Por Ely José de Mattos, economista e professor da Escola de Negócios da PUCRS
Conceitualmente, entendemos a desigualdade como a diferença entre pessoas, ou grupos, em relação à determinadas características. No caso do rendimento, a desigualdade é compreendida como a diferença entre os salários, claro. A questão é entender as razões desta diferença. A desigualdade de renda é muito mais um sintoma do que o problema em si. Precisamos entender os determinantes da disparidade para sermos capazes de compreender a dimensão do problema.
Pense em dois irmãos gêmeos. Suponha que eles tenham morado com os pais até os 25 anos e feito exatamente o mesmo curso de graduação, na mesma instituição, com desempenho semelhante. Suponha, ainda, que conseguissem empregos no mesmo setor, em empresas de mesmo porte. Neste caso, seria de se esperar que eles auferissem rendimentos muito semelhantes. Seriam exemplos perfeitos de igualitarismo. Ainda assim, guardariam pequenas diferenças de renda em função de características pessoais, que independem de tudo aquilo que compartilharam ao longo da vida – como a escolha por um departamento específico na companhia ou o tanto de horas extras que cada um deseja fazer.
A desigualdade que temos hoje precisa ser enfrentada de imediato, através de políticas específicas que promovam algum reequilíbrio na redistribuição de renda
Acontece que, volta e meia, surge o argumento de que a desigualdade não seria um grande problema, por si só.
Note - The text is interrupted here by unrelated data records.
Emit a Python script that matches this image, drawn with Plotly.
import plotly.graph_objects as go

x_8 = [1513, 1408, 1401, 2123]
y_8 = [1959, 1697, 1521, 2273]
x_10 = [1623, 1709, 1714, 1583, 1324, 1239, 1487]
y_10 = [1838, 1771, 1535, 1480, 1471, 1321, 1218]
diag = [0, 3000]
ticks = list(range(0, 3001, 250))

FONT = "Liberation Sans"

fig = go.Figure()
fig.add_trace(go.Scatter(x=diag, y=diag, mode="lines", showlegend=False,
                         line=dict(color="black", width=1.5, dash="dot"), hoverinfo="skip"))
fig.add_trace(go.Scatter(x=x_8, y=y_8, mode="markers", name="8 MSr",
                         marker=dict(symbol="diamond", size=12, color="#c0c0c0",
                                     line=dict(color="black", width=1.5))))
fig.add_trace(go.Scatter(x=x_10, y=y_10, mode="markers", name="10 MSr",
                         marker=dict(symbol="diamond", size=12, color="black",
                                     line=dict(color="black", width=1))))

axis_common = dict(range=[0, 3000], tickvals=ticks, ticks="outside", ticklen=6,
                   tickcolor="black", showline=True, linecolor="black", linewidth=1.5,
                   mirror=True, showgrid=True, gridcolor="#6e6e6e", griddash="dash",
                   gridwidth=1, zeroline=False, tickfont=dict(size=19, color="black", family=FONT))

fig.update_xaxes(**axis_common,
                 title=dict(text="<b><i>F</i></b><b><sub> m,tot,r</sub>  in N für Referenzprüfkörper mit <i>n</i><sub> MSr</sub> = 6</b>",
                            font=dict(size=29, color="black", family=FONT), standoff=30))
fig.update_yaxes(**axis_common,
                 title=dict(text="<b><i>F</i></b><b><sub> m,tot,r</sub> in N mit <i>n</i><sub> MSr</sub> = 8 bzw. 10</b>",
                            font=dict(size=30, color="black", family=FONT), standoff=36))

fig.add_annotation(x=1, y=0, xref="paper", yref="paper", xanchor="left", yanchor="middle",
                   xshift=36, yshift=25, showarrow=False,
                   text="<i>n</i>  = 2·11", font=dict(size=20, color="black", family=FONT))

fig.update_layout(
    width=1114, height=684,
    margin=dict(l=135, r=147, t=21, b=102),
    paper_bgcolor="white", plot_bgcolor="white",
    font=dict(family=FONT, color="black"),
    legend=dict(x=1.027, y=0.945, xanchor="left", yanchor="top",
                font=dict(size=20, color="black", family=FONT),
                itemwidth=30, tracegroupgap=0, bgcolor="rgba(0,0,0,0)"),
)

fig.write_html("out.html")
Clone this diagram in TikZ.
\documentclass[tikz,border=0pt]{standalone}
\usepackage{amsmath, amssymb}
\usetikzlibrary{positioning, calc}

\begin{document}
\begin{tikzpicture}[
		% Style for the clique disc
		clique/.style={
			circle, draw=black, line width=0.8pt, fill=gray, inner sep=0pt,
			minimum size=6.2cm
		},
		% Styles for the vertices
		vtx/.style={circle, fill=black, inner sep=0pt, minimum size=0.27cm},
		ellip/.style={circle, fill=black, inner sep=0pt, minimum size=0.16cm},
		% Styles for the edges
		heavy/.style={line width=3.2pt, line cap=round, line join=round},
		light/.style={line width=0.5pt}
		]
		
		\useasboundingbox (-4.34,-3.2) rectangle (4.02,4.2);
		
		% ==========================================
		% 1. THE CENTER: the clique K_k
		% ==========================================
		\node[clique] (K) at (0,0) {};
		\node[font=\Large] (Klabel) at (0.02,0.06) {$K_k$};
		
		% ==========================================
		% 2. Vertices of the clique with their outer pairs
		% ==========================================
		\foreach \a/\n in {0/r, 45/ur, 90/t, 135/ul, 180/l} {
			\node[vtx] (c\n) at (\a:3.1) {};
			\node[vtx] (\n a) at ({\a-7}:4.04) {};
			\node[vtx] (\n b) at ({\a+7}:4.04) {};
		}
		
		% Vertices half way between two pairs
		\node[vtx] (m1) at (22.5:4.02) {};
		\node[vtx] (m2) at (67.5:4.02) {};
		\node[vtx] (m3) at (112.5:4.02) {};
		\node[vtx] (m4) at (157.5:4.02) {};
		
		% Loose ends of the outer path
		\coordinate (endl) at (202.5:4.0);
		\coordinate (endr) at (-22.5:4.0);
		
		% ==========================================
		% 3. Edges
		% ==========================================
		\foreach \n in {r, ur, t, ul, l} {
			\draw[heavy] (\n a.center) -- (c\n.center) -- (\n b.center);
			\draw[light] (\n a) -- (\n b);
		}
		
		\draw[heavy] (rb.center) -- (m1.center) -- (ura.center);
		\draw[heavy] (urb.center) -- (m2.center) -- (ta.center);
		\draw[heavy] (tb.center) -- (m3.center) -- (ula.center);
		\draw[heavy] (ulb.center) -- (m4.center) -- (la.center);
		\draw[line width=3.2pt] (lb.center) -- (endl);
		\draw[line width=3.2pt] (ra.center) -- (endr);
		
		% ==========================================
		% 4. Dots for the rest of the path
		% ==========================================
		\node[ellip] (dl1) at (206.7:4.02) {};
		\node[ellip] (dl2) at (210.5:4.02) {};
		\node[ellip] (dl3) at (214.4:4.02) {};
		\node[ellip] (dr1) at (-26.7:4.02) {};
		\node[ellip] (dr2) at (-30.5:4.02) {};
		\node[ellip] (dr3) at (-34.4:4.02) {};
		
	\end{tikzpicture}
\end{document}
Como se fôssemos todos como aqueles gêmeos, as disparidades de rendimento seriam, em grande medida, frutos destas diferenças pessoais ou de escolhas. Eis que nasce, então, a equivocada ideia de que “o problema é a pobreza e não a desigualdade”.
A pobreza é, sim, um problema. Representa a condição mais severa de privação de condições básicas de vida e de liberdade de escolhas para viver uma vida plena. A desigualdade, no entanto, é resultado justamente de uma série de privações que as pessoas enfrentaram ao longo da vida que, em boa medida, condicionaram suas escolhas de modo definitivo. O ambiente familiar, alimentação, educação, segurança: tudo isso são elementos que ajudam a moldar o quanto os indivíduos se tornam livres para fazer usas escolhas e evoluir.
A desigualdade que temos hoje precisa ser enfrentada de imediato, através de políticas específicas que promovam algum reequilíbrio na redistribuição de renda. E isso é necessário para que as novas gerações possam construir um futuro mais igualitário a partir das suas origens. Caso não façamos isso, estaremos condenados a contar a mesma história repetidamente ao longo das décadas.